▽

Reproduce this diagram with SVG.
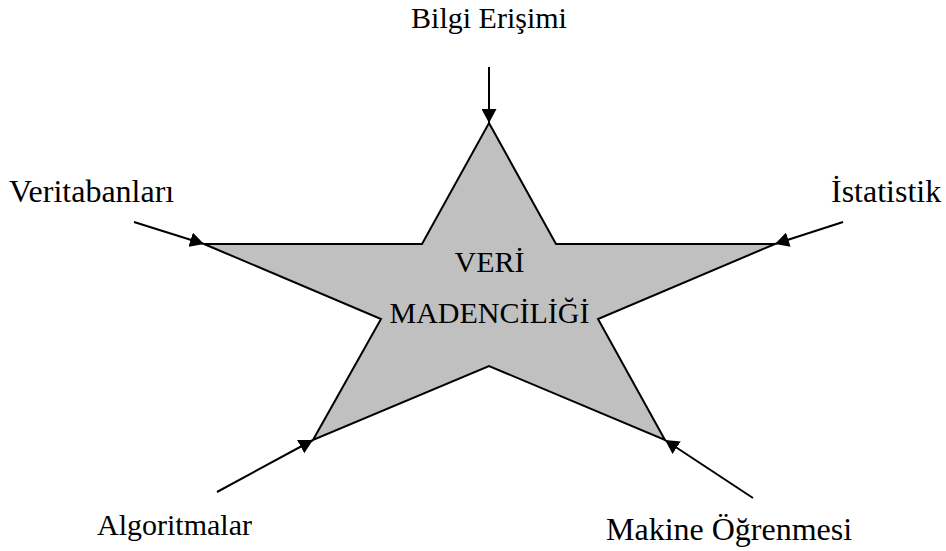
<svg xmlns="http://www.w3.org/2000/svg" width="946" height="551" viewBox="0 0 946 551">
  <style>
    .lbl { font-family: "Liberation Serif", "Times New Roman", serif; font-size: 30px; fill: #000; }
    .big { font-size: 32px; }
    .mid { text-anchor: middle; }
    .star { fill: #c0c0c0; stroke: #000; stroke-width: 2; stroke-linejoin: miter; }
    .conn { stroke: #000; stroke-width: 2; fill: none; marker-end: url(#arrow); }
  </style>
  <defs>
    <marker id="arrow" viewBox="0 0 14 15" refX="14" refY="7.5" markerWidth="14" markerHeight="15" markerUnits="userSpaceOnUse" orient="auto">
      <path d="M0,0 L14,7.5 L0,15 Z" fill="#000"/>
    </marker>
  </defs>
  <rect width="946" height="551" fill="#fff"/>

  <g id="center">
    <polygon class="star" points="489,123 556,244 775,244 598,319 665,440 489,366 313,440 381,319 204,244 422,244"/>
    <text class="lbl mid" x="489.5" y="272">VERİ</text>
    <text class="lbl mid" x="489.5" y="323">MADENCİLİĞİ</text>
  </g>

  <g id="connectors">
    <line class="conn" x1="489" y1="67" x2="489" y2="123"/>
    <line class="conn" x1="134" y1="222" x2="204" y2="244"/>
    <line class="conn" x1="843" y1="222" x2="775" y2="244"/>
    <line class="conn" x1="217" y1="492" x2="313" y2="440"/>
    <line class="conn" x1="753" y1="498" x2="665" y2="440"/>
  </g>

  <g id="node-bilgi"><text class="lbl mid" x="489" y="28">Bilgi Erişimi</text></g>
  <g id="node-veritabanlari"><text class="lbl big" x="9" y="202">Veritabanları</text></g>
  <g id="node-istatistik"><text class="lbl big" x="831" y="202">İstatistik</text></g>
  <g id="node-algoritmalar"><text class="lbl" x="97" y="535">Algoritmalar</text></g>
  <g id="node-makine"><text class="lbl big" x="606" y="540">Makine Öğrenmesi</text></g>
</svg>
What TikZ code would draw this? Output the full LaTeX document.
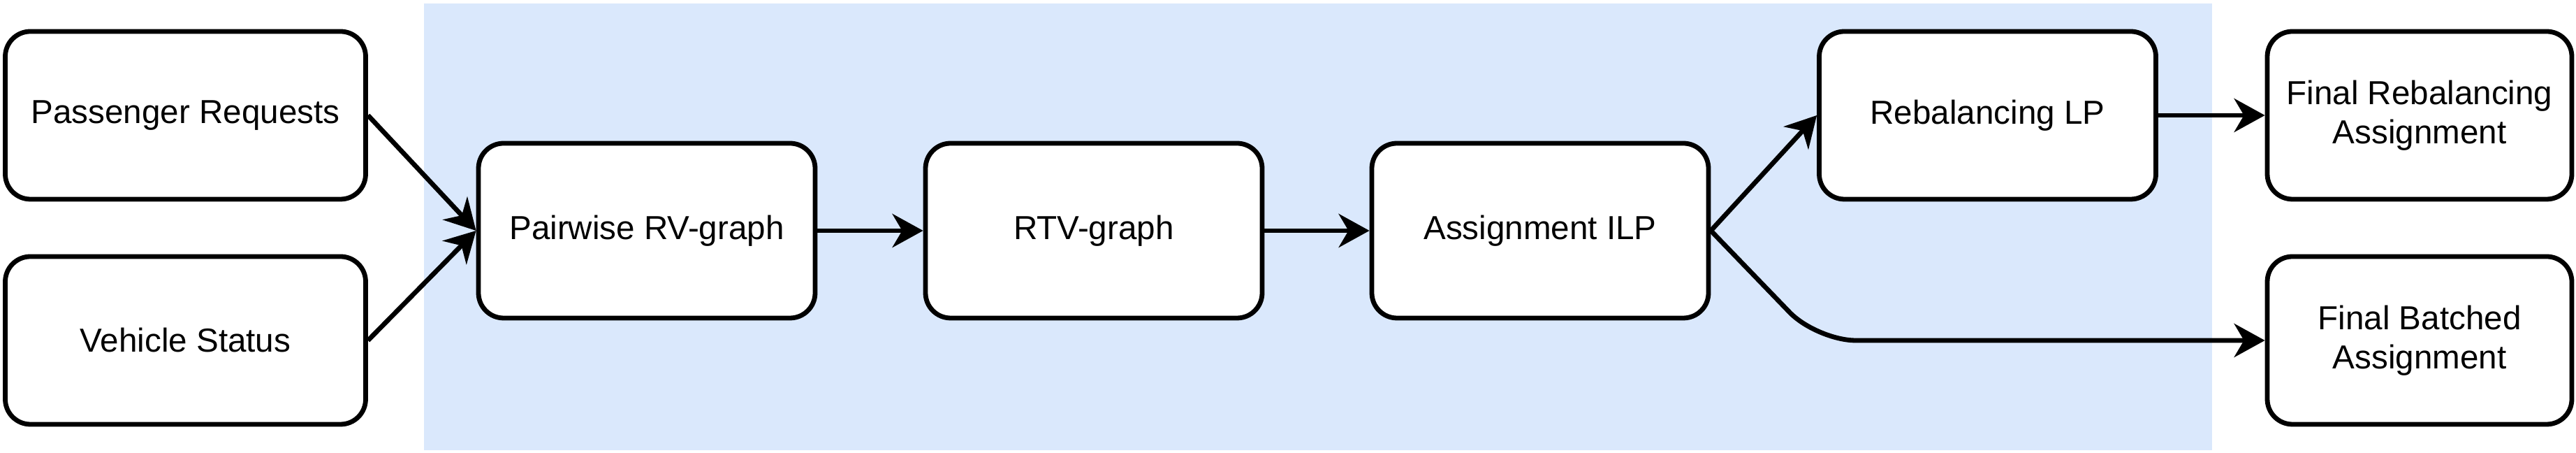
\documentclass[tikz,border=0pt]{standalone}
\usepackage{fontspec}
\setmainfont{Liberation Sans}
\usetikzlibrary{arrows.meta}
\definecolor{bandblue}{HTML}{DAE8FC}
\begin{document}
\begin{tikzpicture}[x=0.25pt,y=-0.25pt,
  box/.style={draw=black, line width=1.7pt, fill=white, rounded corners=9pt,
    align=center, font=\fontsize{11.9}{14}\selectfont, inner sep=0pt},
  conn/.style={line width=1.7pt, -{Stealth[length=11pt,width=12pt,inset=3.5pt]}}]
\useasboundingbox (0,0) rectangle (3688,648);
\fill[bandblue] (607,5) rectangle (3167,644);
\node[box, minimum width=129pt, minimum height=60pt] (pr) at (265.5,165) {Passenger Requests};
\node[box, minimum width=129pt, minimum height=60pt] (vs) at (265.5,487) {Vehicle Status};
\node[box, minimum width=120.5pt, minimum height=62.5pt] (rv) at (926,330) {Pairwise RV-graph};
\node[box, minimum width=120.5pt, minimum height=62.5pt] (rtv) at (1566,330) {RTV-graph};
\node[box, minimum width=120.5pt, minimum height=62.5pt] (ilp) at (2205,330) {Assignment ILP};
\node[box, minimum width=120.5pt, minimum height=60pt] (lp) at (2845.5,165) {Rebalancing LP};
\node[box, minimum width=109pt, minimum height=60pt] (fr) at (3464,165) {Final Rebalancing\\Assignment};
\node[box, minimum width=109pt, minimum height=60pt] (fb) at (3464,487) {Final Batched\\Assignment};
\draw[conn] (pr.east) -- (rv.west);
\draw[conn] (vs.east) -- (rv.west);
\draw[conn] (rv.east) -- (rtv.west);
\draw[conn] (rtv.east) -- (ilp.west);
\draw[conn] (ilp.east) -- (lp.west);
\draw[conn] (lp.east) -- (fr.west);
\coordinate (bend) at (2601,487);
\draw[conn, rounded corners=14pt] (ilp.east) -- (bend) -- (fb.west);
\end{tikzpicture}
\end{document}
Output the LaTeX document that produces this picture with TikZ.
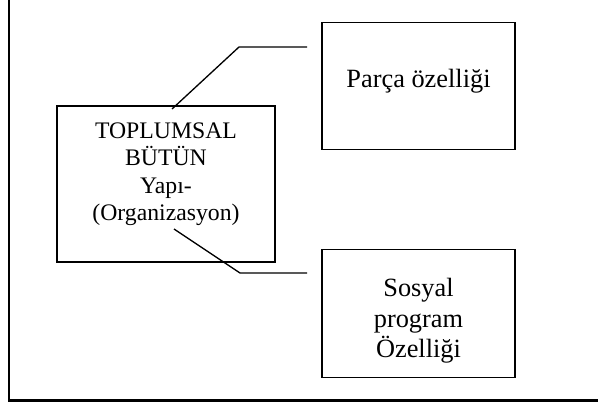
\documentclass[tikz,border=0pt]{standalone}
\usepackage{fontspec}
\setmainfont{Liberation Serif}
\usetikzlibrary{positioning}

\tikzset{
  box/.style={draw, line width=0.7pt, inner sep=0pt},
  txt/.style={align=center, inner sep=0pt}
}

\begin{document}
\begin{tikzpicture}[x=0.02cm, y=-0.02cm]
  \useasboundingbox (0,0) rectangle (598,403);
  \draw[line width=1.7pt] (9,0) -- (9,400) -- (598,400);
  % boxes
  \node[box, minimum width=4.36cm, minimum height=3.12cm] (whole) at (166,184) {};
  \node[box, minimum width=3.86cm, minimum height=2.54cm] (part) at (418.5,86.3) {};
  \node[box, minimum width=3.86cm, minimum height=2.56cm] (social) at (418.5,313.3) {};
  \node[txt, font=\fontsize{13.5}{15.6}\selectfont, below=0.34cm of whole.north] (wholetxt)
    {TOPLUMSAL\\BÜTÜN\\Yapı-\\(Organizasyon)};
  \node[txt, font=\fontsize{15}{17.3}\selectfont, below=0.93cm of part.north] (parttxt)
    {Parça özelliği};
  \node[txt, font=\fontsize{15}{17.3}\selectfont, below=0.59cm of social.north] (socialtxt)
    {Sosyal\\program\\Özelliği};
  % callout lines
  \coordinate (up1) at (172,109);
  \coordinate (up2) at (239,47);
  \coordinate (up3) at (307,47);
  \coordinate (lo1) at (174,229);
  \coordinate (lo2) at (240,273);
  \coordinate (lo3) at (307,273);
  \draw[line width=0.75pt] (up1) -- (up2) -- (up3);
  \draw[line width=0.75pt] (lo1) -- (lo2) -- (lo3);
\end{tikzpicture}
\end{document}
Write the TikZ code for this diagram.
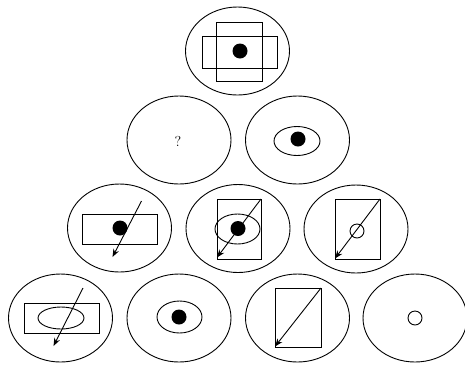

△

Exercise description: Except for the pictures, copy every line of the records above exactly.

Exercise response:
Reproduce this diagram with SVG.
<svg xmlns="http://www.w3.org/2000/svg" width="946" height="551" viewBox="0 0 946 551">
  <style>
    .lbl { font-family: "Liberation Serif", "Times New Roman", serif; font-size: 30px; fill: #000; }
    .big { font-size: 32px; }
    .mid { text-anchor: middle; }
    .star { fill: #c0c0c0; stroke: #000; stroke-width: 2; stroke-linejoin: miter; }
    .conn { stroke: #000; stroke-width: 2; fill: none; marker-end: url(#arrow); }
  </style>
  <defs>
    <marker id="arrow" viewBox="0 0 14 15" refX="14" refY="7.5" markerWidth="14" markerHeight="15" markerUnits="userSpaceOnUse" orient="auto">
      <path d="M0,0 L14,7.5 L0,15 Z" fill="#000"/>
    </marker>
  </defs>
  <rect width="946" height="551" fill="#fff"/>

  <g id="center">
    <polygon class="star" points="489,123 556,244 775,244 598,319 665,440 489,366 313,440 381,319 204,244 422,244"/>
    <text class="lbl mid" x="489.5" y="272">VERİ</text>
    <text class="lbl mid" x="489.5" y="323">MADENCİLİĞİ</text>
  </g>

  <g id="connectors">
    <line class="conn" x1="489" y1="67" x2="489" y2="123"/>
    <line class="conn" x1="134" y1="222" x2="204" y2="244"/>
    <line class="conn" x1="843" y1="222" x2="775" y2="244"/>
    <line class="conn" x1="217" y1="492" x2="313" y2="440"/>
    <line class="conn" x1="753" y1="498" x2="665" y2="440"/>
  </g>

  <g id="node-bilgi"><text class="lbl mid" x="489" y="28">Bilgi Erişimi</text></g>
  <g id="node-veritabanlari"><text class="lbl big" x="9" y="202">Veritabanları</text></g>
  <g id="node-istatistik"><text class="lbl big" x="831" y="202">İstatistik</text></g>
  <g id="node-algoritmalar"><text class="lbl" x="97" y="535">Algoritmalar</text></g>
  <g id="node-makine"><text class="lbl big" x="606" y="540">Makine Öğrenmesi</text></g>
</svg>
What TikZ code would draw this? Output the full LaTeX document.
\documentclass[tikz,border=0pt]{standalone}
\usepackage{fontspec}
\setmainfont{Liberation Sans}
\usetikzlibrary{arrows.meta}
\definecolor{bandblue}{HTML}{DAE8FC}
\begin{document}
\begin{tikzpicture}[x=0.25pt,y=-0.25pt,
  box/.style={draw=black, line width=1.7pt, fill=white, rounded corners=9pt,
    align=center, font=\fontsize{11.9}{14}\selectfont, inner sep=0pt},
  conn/.style={line width=1.7pt, -{Stealth[length=11pt,width=12pt,inset=3.5pt]}}]
\useasboundingbox (0,0) rectangle (3688,648);
\fill[bandblue] (607,5) rectangle (3167,644);
\node[box, minimum width=129pt, minimum height=60pt] (pr) at (265.5,165) {Passenger Requests};
\node[box, minimum width=129pt, minimum height=60pt] (vs) at (265.5,487) {Vehicle Status};
\node[box, minimum width=120.5pt, minimum height=62.5pt] (rv) at (926,330) {Pairwise RV-graph};
\node[box, minimum width=120.5pt, minimum height=62.5pt] (rtv) at (1566,330) {RTV-graph};
\node[box, minimum width=120.5pt, minimum height=62.5pt] (ilp) at (2205,330) {Assignment ILP};
\node[box, minimum width=120.5pt, minimum height=60pt] (lp) at (2845.5,165) {Rebalancing LP};
\node[box, minimum width=109pt, minimum height=60pt] (fr) at (3464,165) {Final Rebalancing\\Assignment};
\node[box, minimum width=109pt, minimum height=60pt] (fb) at (3464,487) {Final Batched\\Assignment};
\draw[conn] (pr.east) -- (rv.west);
\draw[conn] (vs.east) -- (rv.west);
\draw[conn] (rv.east) -- (rtv.west);
\draw[conn] (rtv.east) -- (ilp.west);
\draw[conn] (ilp.east) -- (lp.west);
\draw[conn] (lp.east) -- (fr.west);
\coordinate (bend) at (2601,487);
\draw[conn, rounded corners=14pt] (ilp.east) -- (bend) -- (fb.west);
\end{tikzpicture}
\end{document}
Output the LaTeX document that produces this picture with TikZ.
\documentclass[tikz,border=0pt]{standalone}
\usepackage{fontspec}
\setmainfont{Liberation Serif}
\usetikzlibrary{positioning}

\tikzset{
  box/.style={draw, line width=0.7pt, inner sep=0pt},
  txt/.style={align=center, inner sep=0pt}
}

\begin{document}
\begin{tikzpicture}[x=0.02cm, y=-0.02cm]
  \useasboundingbox (0,0) rectangle (598,403);
  \draw[line width=1.7pt] (9,0) -- (9,400) -- (598,400);
  % boxes
  \node[box, minimum width=4.36cm, minimum height=3.12cm] (whole) at (166,184) {};
  \node[box, minimum width=3.86cm, minimum height=2.54cm] (part) at (418.5,86.3) {};
  \node[box, minimum width=3.86cm, minimum height=2.56cm] (social) at (418.5,313.3) {};
  \node[txt, font=\fontsize{13.5}{15.6}\selectfont, below=0.34cm of whole.north] (wholetxt)
    {TOPLUMSAL\\BÜTÜN\\Yapı-\\(Organizasyon)};
  \node[txt, font=\fontsize{15}{17.3}\selectfont, below=0.93cm of part.north] (parttxt)
    {Parça özelliği};
  \node[txt, font=\fontsize{15}{17.3}\selectfont, below=0.59cm of social.north] (socialtxt)
    {Sosyal\\program\\Özelliği};
  % callout lines
  \coordinate (up1) at (172,109);
  \coordinate (up2) at (239,47);
  \coordinate (up3) at (307,47);
  \coordinate (lo1) at (174,229);
  \coordinate (lo2) at (240,273);
  \coordinate (lo3) at (307,273);
  \draw[line width=0.75pt] (up1) -- (up2) -- (up3);
  \draw[line width=0.75pt] (lo1) -- (lo2) -- (lo3);
\end{tikzpicture}
\end{document}
Write the TikZ code for this diagram.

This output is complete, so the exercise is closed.